Ante la temporada del año pasado convertida en novenario este año se ha reducido a una minitemporada reflejada en un triduo que comenzó en Badajoz, continuó en la Feria de Las Colombinas (Huelva) y finalizó con el esplendor en la arena del Coliseo romano de Nîmes, cuya faena se vio premiada con la salida a hombros por la puerta de los Cónsules.
Mientras tanto, entre novenario y triduo, Jotaté, maestro entre maestros, diestro en rendir plazas ante la devoción que le sigue, sin saber el futuro, un futuro que sólo el Universo conoce, aunque su decisión puede considerarse como el preanuncio de un posible y definitivo corte de coleta, no sin restar importancia a la esperanza puesta en que años venideros nos ofrezca algo más de su espléndido repertorio para satisfacción y gozo de sus incondicionales seguidores.

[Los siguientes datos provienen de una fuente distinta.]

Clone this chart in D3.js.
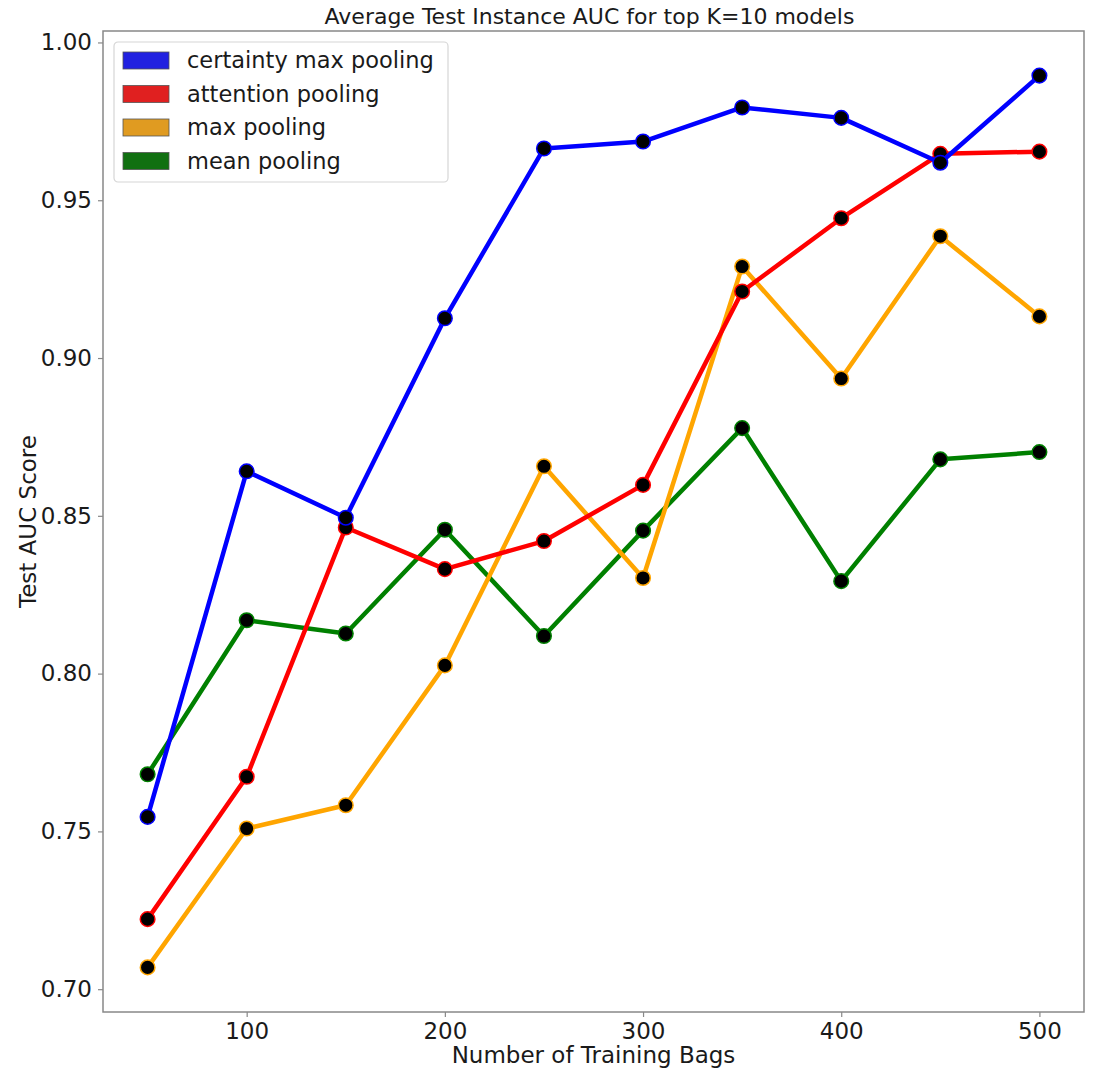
<!DOCTYPE html>
<html>
<head>
<meta charset="utf-8">
<script src="https://cdn.jsdelivr.net/npm/d3@7"></script>
<style>
  body { margin: 0; background: #fff; }
  text { font-family: "DejaVu Sans", sans-serif; fill: #1a1a1a; }
</style>
</head>
<body>
<div id="chart"></div>
<script>
var bags = [50, 100, 150, 200, 250, 300, 350, 400, 450, 500]
var certainty_max = [0.7546, 0.8641, 0.8494, 0.9126, 0.9664, 0.9686, 0.9794, 0.9761, 0.9619, 0.9895]
var attention = [0.7222, 0.7673, 0.8463, 0.8331, 0.8420, 0.8598, 0.9211, 0.9443, 0.9647, 0.9654]
var max_pool = [0.7069, 0.7509, 0.7583, 0.8026, 0.8657, 0.8303, 0.9290, 0.8935, 0.9386, 0.9132]
var mean_pool = [0.7681, 0.8169, 0.8127, 0.8456, 0.8119, 0.8453, 0.8778, 0.8293, 0.8679, 0.8702]
var series_names = ["certainty max pooling", "attention pooling", "max pooling", "mean pooling"]
var x_ticks = [100, 200, 300, 400, 500]
var y_ticks = [0.70, 0.75, 0.80, 0.85, 0.90, 0.95, 1.00]

var line_colors = ["#0000ff", "#ff0000", "#ffa500", "#008000"]
var patch_colors = ["#2121e0", "#e02020", "#e09b21", "#117011"]
var all_values = [certainty_max, attention, max_pool, mean_pool]

var width = 1099, height = 1071
var padding = { "left": 103, "right": 15, "top": 31, "bottom": 59 }
var plot_w = width - padding.left - padding.right
var plot_h = height - padding.top - padding.bottom

// matplotlib style 5% margins
var x_min = d3.min(bags), x_max = d3.max(bags)
var x_pad = (x_max - x_min) * 0.05
var flat = [].concat.apply([], all_values)
var y_min = d3.min(flat), y_max = d3.max(flat)
var y_pad = (y_max - y_min) * 0.05

var x_scale = d3.scaleLinear().domain([x_min - x_pad, x_max + x_pad]).range([0, plot_w])
var y_scale = d3.scaleLinear().domain([y_min - y_pad, y_max + y_pad]).range([plot_h, 0])

var svg = d3.select("#chart").append("svg")
    .attr("width", width)
    .attr("height", height)

var g = svg.append("g").attr("transform", "translate(" + padding.left + "," + padding.top + ")")

// axes
var x_axis = d3.axisBottom(x_scale).tickValues(x_ticks).tickSize(5).tickPadding(6)
var y_axis = d3.axisLeft(y_scale).tickValues(y_ticks).tickSize(5).tickPadding(6)
    .tickFormat(d3.format(".2f"))

var gx = g.append("g").attr("transform", "translate(0," + plot_h + ")").call(x_axis)
var gy = g.append("g").call(y_axis)
gx.select(".domain").remove()
gy.select(".domain").remove()
g.selectAll(".tick line").attr("stroke", "#888").attr("stroke-width", 1.2)
g.selectAll(".tick text").attr("font-size", 23).attr("fill", "#1a1a1a")
    .style("font-family", "DejaVu Sans")

// frame
g.append("rect")
    .attr("x", 0).attr("y", 0)
    .attr("width", plot_w).attr("height", plot_h)
    .attr("fill", "none")
    .attr("stroke", "#888")
    .attr("stroke-width", 1.5)

// lines, drawn so certainty max ends on top
var line = d3.line()
    .x(function (d, i) { return x_scale(bags[i]) })
    .y(function (d) { return y_scale(d) })

for (var k = all_values.length - 1; k >= 0; --k) {
    var s = g.append("g")
    s.append("path")
        .datum(all_values[k])
        .attr("d", line)
        .attr("fill", "none")
        .attr("stroke", line_colors[k])
        .attr("stroke-width", 4.5)
        .attr("stroke-linejoin", "round")
    s.selectAll("circle").data(all_values[k])
        .enter().append("circle")
        .attr("cx", function (d, i) { return x_scale(bags[i]) })
        .attr("cy", function (d) { return y_scale(d) })
        .attr("r", 7.3)
        .attr("fill", "#000")
        .attr("stroke", line_colors[k])
        .attr("stroke-width", 1.5)
}

// legend
var lg = g.append("g").attr("transform", "translate(11,11)")
lg.append("rect")
    .attr("width", 334).attr("height", 140)
    .attr("rx", 4).attr("ry", 4)
    .attr("fill", "#fff").attr("fill-opacity", 0.8)
    .attr("stroke", "#d6d6d6").attr("stroke-width", 1.2)
var rows = lg.selectAll(".legend-row").data(series_names)
    .enter().append("g")
    .attr("transform", function (d, i) { return "translate(0," + (10 + i * 33.5) + ")" })
rows.append("rect")
    .attr("x", 9).attr("y", 0)
    .attr("width", 46).attr("height", 17)
    .attr("fill", function (d, i) { return patch_colors[i] })
    .attr("stroke", "#555").attr("stroke-width", 0.8)
rows.append("text")
    .attr("x", 73).attr("y", 16)
    .attr("font-size", 22.5)
    .text(function (d) { return d })

// title and labels
svg.append("text")
    .attr("x", padding.left + plot_w / 2 - 4).attr("y", 24)
    .attr("text-anchor", "middle")
    .attr("font-size", 22)
    .text("Average Test Instance AUC for top K=10 models")
svg.append("text")
    .attr("x", padding.left + plot_w / 2).attr("y", height - 8)
    .attr("text-anchor", "middle")
    .attr("font-size", 23)
    .text("Number of Training Bags")
svg.append("text")
    .attr("transform", "translate(36," + (padding.top + plot_h / 2) + ") rotate(-90)")
    .attr("text-anchor", "middle")
    .attr("font-size", 23)
    .text("Test AUC Score")
</script>
</body>
</html>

Y con permiso de Antonio Burgos, recuerdo esta frase suya: “Si nuestra fiesta nacional fuese la fiesta nacional británica, media docena de matadores de toros serían lores”, permitiéndome una licencia: más que lores, y castellanizando en plural el inglés, diría que sires.
Y, en cuanto a la plaza Monumental, en lugar de desearle que descanse en paz, rogar por la reivindicación de la fiesta taurina, porque vuelva la cordura y que en su ruedo se renueven otras tardes toreras jubilosas.